What is needed
Repeat verbatim only the lines from the one with "Give me the Plotly source for this chart." through the one with "import plotly.graph_objects as go", both ends kept. Pictures stay out.

Supplied entries
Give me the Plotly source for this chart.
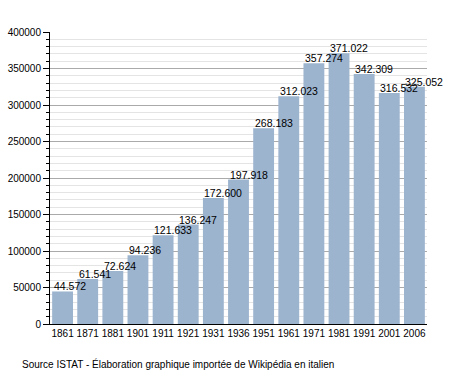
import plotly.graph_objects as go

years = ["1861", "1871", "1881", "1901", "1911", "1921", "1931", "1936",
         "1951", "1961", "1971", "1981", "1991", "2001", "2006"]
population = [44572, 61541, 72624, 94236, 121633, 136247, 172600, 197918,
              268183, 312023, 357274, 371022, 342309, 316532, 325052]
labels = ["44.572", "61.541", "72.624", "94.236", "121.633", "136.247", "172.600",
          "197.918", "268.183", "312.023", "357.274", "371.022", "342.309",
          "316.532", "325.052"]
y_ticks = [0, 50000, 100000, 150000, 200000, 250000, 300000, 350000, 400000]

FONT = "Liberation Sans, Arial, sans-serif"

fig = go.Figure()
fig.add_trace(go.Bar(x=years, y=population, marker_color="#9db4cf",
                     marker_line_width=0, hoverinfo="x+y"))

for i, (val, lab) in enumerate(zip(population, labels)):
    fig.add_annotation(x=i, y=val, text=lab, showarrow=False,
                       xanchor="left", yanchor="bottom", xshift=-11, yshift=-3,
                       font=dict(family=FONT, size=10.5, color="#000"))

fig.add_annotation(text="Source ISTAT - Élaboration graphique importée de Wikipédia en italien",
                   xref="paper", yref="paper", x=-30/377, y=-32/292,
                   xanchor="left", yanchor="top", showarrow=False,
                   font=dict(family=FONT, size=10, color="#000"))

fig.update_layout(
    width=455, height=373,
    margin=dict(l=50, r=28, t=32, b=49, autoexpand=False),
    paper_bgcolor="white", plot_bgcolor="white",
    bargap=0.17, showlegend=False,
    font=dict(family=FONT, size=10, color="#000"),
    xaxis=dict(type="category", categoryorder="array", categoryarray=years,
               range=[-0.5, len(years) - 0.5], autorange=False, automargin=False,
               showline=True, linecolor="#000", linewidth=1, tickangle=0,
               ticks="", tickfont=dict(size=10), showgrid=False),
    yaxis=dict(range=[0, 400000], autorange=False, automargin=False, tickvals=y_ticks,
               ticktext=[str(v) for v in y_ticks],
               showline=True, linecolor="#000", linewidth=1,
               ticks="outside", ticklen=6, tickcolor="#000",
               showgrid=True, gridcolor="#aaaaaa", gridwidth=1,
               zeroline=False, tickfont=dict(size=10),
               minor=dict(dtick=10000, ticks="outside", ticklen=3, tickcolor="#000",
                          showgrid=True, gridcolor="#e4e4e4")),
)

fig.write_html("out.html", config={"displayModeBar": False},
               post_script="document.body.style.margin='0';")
...
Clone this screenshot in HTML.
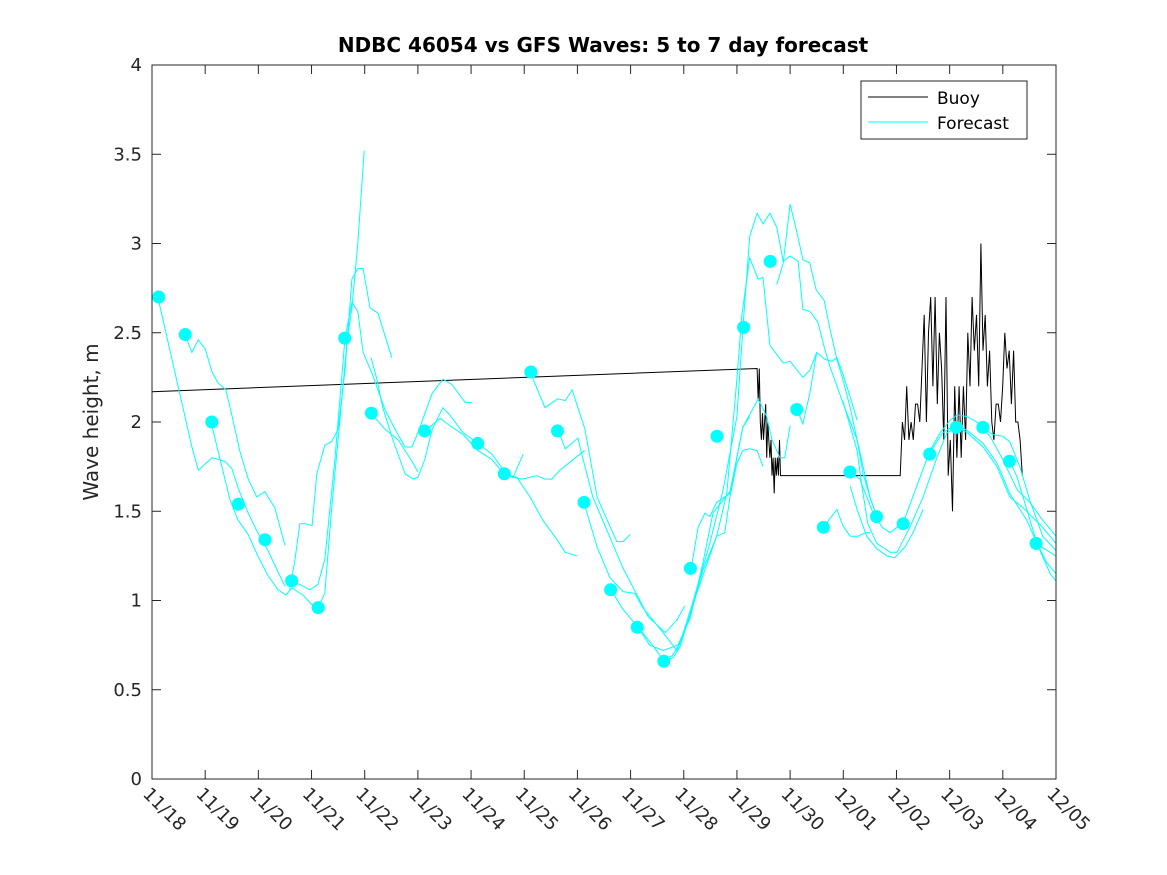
--
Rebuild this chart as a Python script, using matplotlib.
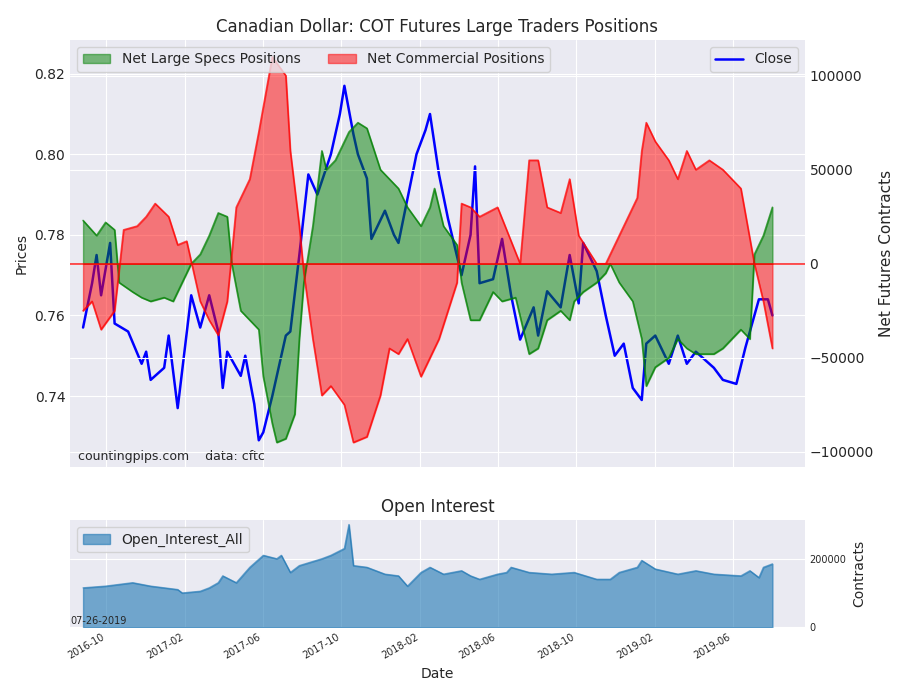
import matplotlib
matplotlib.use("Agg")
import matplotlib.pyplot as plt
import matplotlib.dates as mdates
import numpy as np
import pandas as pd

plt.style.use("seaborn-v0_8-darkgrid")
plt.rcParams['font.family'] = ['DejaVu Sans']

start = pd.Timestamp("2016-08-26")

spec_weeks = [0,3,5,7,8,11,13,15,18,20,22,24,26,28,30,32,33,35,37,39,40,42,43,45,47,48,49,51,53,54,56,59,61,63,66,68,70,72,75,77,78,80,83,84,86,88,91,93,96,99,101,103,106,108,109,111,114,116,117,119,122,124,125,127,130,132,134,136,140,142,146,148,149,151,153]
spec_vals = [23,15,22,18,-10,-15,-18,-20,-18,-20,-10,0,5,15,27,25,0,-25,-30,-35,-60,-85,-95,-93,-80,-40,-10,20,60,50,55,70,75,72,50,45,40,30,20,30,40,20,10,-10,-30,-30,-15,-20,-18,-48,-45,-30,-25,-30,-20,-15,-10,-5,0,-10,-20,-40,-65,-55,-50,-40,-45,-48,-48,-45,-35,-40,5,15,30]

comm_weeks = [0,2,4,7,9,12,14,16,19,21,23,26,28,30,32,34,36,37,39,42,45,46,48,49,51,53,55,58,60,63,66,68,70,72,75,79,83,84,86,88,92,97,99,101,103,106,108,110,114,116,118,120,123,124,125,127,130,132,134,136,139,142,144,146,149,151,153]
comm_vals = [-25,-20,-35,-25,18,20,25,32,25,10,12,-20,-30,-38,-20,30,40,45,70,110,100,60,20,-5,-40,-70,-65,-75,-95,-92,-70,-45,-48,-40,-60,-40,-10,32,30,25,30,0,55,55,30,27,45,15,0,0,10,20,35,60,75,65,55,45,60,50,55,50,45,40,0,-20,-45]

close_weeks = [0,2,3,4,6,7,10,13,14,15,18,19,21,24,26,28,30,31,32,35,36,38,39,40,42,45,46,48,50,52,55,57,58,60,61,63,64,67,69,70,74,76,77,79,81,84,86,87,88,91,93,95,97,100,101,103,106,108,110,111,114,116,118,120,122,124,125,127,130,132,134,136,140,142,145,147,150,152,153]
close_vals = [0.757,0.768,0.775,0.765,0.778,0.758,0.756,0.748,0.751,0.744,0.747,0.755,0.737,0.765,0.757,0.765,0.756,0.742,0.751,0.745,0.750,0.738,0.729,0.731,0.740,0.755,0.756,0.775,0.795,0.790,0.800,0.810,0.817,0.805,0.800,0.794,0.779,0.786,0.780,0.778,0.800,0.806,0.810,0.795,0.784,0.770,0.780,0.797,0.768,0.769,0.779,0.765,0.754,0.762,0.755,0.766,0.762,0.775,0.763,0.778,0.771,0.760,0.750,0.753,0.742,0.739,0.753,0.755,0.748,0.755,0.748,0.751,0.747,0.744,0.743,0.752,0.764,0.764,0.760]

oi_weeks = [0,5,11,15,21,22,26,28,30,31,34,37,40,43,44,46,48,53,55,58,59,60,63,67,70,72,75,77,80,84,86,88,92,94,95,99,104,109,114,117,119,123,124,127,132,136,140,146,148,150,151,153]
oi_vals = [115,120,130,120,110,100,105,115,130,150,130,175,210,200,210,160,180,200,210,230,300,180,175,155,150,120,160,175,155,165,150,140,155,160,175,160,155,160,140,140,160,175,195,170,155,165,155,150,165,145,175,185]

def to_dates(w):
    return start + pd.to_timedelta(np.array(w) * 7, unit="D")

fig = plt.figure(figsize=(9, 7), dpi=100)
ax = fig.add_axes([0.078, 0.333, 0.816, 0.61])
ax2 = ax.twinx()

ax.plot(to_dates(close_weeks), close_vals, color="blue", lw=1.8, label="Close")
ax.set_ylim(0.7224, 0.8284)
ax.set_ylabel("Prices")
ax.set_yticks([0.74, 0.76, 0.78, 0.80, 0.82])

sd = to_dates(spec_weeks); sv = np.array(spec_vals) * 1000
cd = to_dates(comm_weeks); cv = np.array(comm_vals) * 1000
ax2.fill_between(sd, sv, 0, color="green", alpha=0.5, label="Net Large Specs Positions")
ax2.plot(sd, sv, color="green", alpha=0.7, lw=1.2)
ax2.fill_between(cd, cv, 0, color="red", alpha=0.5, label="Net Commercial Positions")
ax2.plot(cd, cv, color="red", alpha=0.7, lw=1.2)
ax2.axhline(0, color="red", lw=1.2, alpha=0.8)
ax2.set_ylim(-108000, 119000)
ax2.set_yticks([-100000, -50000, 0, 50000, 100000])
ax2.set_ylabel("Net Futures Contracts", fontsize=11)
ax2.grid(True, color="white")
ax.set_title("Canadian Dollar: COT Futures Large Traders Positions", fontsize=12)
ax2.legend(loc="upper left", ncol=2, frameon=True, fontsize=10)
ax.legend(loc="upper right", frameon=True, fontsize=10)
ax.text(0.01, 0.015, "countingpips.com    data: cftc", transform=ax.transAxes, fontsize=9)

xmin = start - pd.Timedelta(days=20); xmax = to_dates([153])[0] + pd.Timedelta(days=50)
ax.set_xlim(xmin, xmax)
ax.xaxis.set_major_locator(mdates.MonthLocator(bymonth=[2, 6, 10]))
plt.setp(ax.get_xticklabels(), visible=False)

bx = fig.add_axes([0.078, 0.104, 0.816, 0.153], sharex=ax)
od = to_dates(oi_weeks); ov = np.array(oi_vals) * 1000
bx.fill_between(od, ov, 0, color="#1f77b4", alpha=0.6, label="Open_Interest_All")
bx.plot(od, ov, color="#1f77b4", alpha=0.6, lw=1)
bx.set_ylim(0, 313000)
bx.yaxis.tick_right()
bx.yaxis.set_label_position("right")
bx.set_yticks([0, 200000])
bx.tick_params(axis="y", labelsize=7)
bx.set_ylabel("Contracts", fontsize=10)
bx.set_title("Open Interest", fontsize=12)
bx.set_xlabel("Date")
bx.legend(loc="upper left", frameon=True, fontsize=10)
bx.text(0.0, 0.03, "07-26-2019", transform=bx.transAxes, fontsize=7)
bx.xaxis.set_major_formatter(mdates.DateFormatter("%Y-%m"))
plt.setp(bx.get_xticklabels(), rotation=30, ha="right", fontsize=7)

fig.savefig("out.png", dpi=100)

Result below
Give me the Plotly source for this chart.
import plotly.graph_objects as go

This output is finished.